Why would all of this get better before it gets worse?
Hmmmm. Who said it wouldn’t pass the House? To the president’s face? On live television? Oh yeah. Madame Speaker.
Neal Katyal:
THREAD RE INDICTING PRESIDENT. Trump’s defenses to campaign finance [are] crumbling rapidly, particularly after AMI admission. I predict the only thing he has left is idea sitting President cant be indicted. This thread fleshes out aspects of that, expands on NYT.

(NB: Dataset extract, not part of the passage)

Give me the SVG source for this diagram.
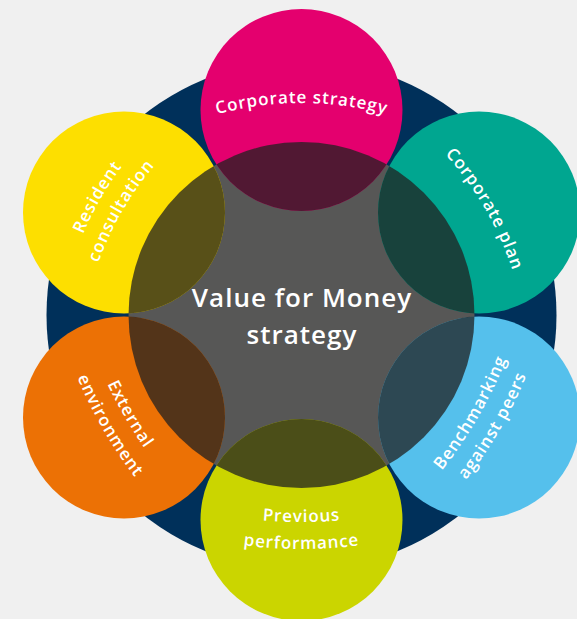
<svg xmlns="http://www.w3.org/2000/svg" width="577" height="619" viewBox="0 0 577 619">
  <style>
    .lbl { font-family: "Open Sans", "Liberation Sans", sans-serif; font-weight: 600; font-size: 17px; fill: #ffffff; letter-spacing: 0.9px; }
    .title { font-family: "Open Sans", "Liberation Sans", sans-serif; font-weight: 600; font-size: 26px; fill: #ffffff; letter-spacing: 1px; text-anchor: middle; }
    .lens { fill: #202020; fill-opacity: 0.75; }
  </style>
  <defs>
    <clipPath id="hub-clip">
      <circle cx="301.5" cy="315" r="173"/>
    </clipPath>
    <!-- label baselines, drawn for the top position and rotated about the hub -->
    <path id="arc-top-212" d="M192.05,122.3 A320,320 0 0 1 410.95,122.3"/>
    <path id="arc-top-232" d="M192.05,102.3 A320,320 0 0 1 410.95,102.3"/>
    <path id="arc-top-207" d="M192.05,127.3 A320,320 0 0 1 410.95,127.3"/>
    <!-- label baselines, drawn for the bottom position (reading the other way, flatter) -->
    <path id="arc-bot-207" d="M191.5,508.4 A450,450 0 0 0 411.5,508.4"/>
    <path id="arc-bot-234" d="M191.5,535.4 A450,450 0 0 0 411.5,535.4"/>
    <path id="arc-bot-204" d="M191.5,505.4 A450,450 0 0 0 411.5,505.4"/>
    <path id="arc-bot-229" d="M191.5,530.4 A450,450 0 0 0 411.5,530.4"/>
  </defs>

  <rect width="577" height="619" fill="#f0f0f0"/>

  <g id="hub-ring">
    <circle cx="301.5" cy="315" r="255" fill="#00305a"/>
    <circle cx="301.5" cy="315" r="173" fill="#575756"/>
  </g>

  <g id="node-corporate-strategy">
    <circle cx="301.5" cy="110" r="101" fill="#e4006e"/>
    <circle cx="301.5" cy="110" r="101" class="lens" clip-path="url(#hub-clip)"/>
    <text class="lbl"><textPath href="#arc-top-212" startOffset="50%" text-anchor="middle">Corporate strategy</textPath></text>
  </g>

  <g id="node-corporate-plan">
    <circle cx="479" cy="212.5" r="101" fill="#00a690"/>
    <circle cx="479" cy="212.5" r="101" class="lens" clip-path="url(#hub-clip)"/>
    <text class="lbl" transform="rotate(60 301.5 315)"><textPath href="#arc-top-212" startOffset="50%" text-anchor="middle">Corporate plan</textPath></text>
  </g>

  <g id="node-benchmarking">
    <circle cx="479" cy="417.5" r="101" fill="#55c0ec"/>
    <circle cx="479" cy="417.5" r="101" class="lens" clip-path="url(#hub-clip)"/>
    <g transform="rotate(-60 301.5 315)">
      <text class="lbl"><textPath href="#arc-bot-204" startOffset="50%" text-anchor="middle">Benchmarking</textPath></text>
      <text class="lbl"><textPath href="#arc-bot-229" startOffset="50%" text-anchor="middle">against peers</textPath></text>
    </g>
  </g>

  <g id="node-previous-performance">
    <circle cx="301.5" cy="520" r="101" fill="#cbd500"/>
    <circle cx="301.5" cy="520" r="101" class="lens" clip-path="url(#hub-clip)"/>
    <text class="lbl"><textPath href="#arc-bot-207" startOffset="50%" text-anchor="middle">Previous</textPath></text>
    <text class="lbl"><textPath href="#arc-bot-234" startOffset="50%" text-anchor="middle">performance</textPath></text>
  </g>

  <g id="node-external-environment">
    <circle cx="124" cy="417.5" r="101" fill="#ec7105"/>
    <circle cx="124" cy="417.5" r="101" class="lens" clip-path="url(#hub-clip)"/>
    <g transform="rotate(60 301.5 315)">
      <text class="lbl"><textPath href="#arc-bot-204" startOffset="50%" text-anchor="middle">External</textPath></text>
      <text class="lbl"><textPath href="#arc-bot-229" startOffset="50%" text-anchor="middle">environment</textPath></text>
    </g>
  </g>

  <g id="node-resident-consultation">
    <circle cx="124" cy="212.5" r="101" fill="#fddf00"/>
    <circle cx="124" cy="212.5" r="101" class="lens" clip-path="url(#hub-clip)"/>
    <g transform="rotate(-60 301.5 315)">
      <text class="lbl"><textPath href="#arc-top-232" startOffset="50%" text-anchor="middle">Resident</textPath></text>
      <text class="lbl"><textPath href="#arc-top-207" startOffset="50%" text-anchor="middle">consultation</textPath></text>
    </g>
  </g>

  <g id="node-value-for-money">
    <text class="title" x="302" y="307">Value for Money</text>
    <text class="title" x="302" y="344">strategy</text>
  </g>
</svg>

Christopher Stroop/Playboy:
Pat Robertson's Truth, or Why Kleptocracy and Theocracy Make Good Bedfellows
This is a decades-old sordid story, but [researcher Anna] Massoglia’s new finding bringing it back into the spotlight serves as a good reminder that theocracy is often kleptocracy’s handmaiden—or is it the other way around? The National Prayer Breakfast that Butina used to gain influence for Putin’s kleptocratic Russia is a project of the elite fundamentalist Christian group known as the Family or the Fellowship, and has been attended annually by U.S. presidents since President Dwight Eisenhower. The Cold War paved the way for the rise of today’s Christian Right, and their cultivation of close relationships with brutal dictators is nothing new.
Putin, for his part, has achieved remarkable success in cultivating the American Christian Right by recasting post-Soviet Russia as a conservative, religious country, transforming it into the global standard bearer for so-called “traditional values.” But like Mobutu, both Trump and Putin are known for corruption. The right-wing Christian ideologues who support them don’t mind so long as they are able to aggressively pursue their own agenda, and sometimes they are equally corrupt. While head of the Christian Coalition, an organization founded by Pat Robertson, Ralph Reed was happy to work closely with Jack Abramoff. Today, Robertson’s CBN has an unusual degree of access to Trump, who thrilled CBN’s target audience by following through on his promise to move the U.S. Embassy in Israel from Tel Aviv to Jerusalem.
Fortunately, the ugliness of this is now on display in a way that is damaging white evangelicals’ reputation with the American public, and that will hopefully ultimately lead to the sidelining of the Christian Right from American politics.
Sarah Grant, Chuck Rosenberg/Lawfare:
The Steele Dossier: A Retrospective
The dossier compiled by former British intelligence officer Christopher Steele remains a subject of fascination—or, depending on your perspective, scorn. Indeed, it was much discussed during former FBI Director Jim Comey’s testimony in front of the House Judiciary Committee on Dec. 7. Published almost two years ago by BuzzFeed News in January 2017, the document received significant public attention, first for its lurid details regarding Donald Trump’s pre-presidential alleged sexual escapades in Russia and later for its role in forming part of the basis for the government’s application for a FISA warrant to surveil Carter Page.
Our interest in revisiting the compilation that has come to be called the “Steele Dossier” concerns neither of those topics, at least not directly. Rather, we returned to the document because we wondered whether information made public as a result of the Mueller investigation—and the passage of two years—has tended to buttress or diminish the crux of Steele’s original reporting…
These materials buttress some of Steele’s reporting, both specifically and thematically. The dossier holds up well over time, and none of it, to our knowledge, has been disproven.
But much of the reporting simply remains uncorroborated, at least by the yardstick we are using.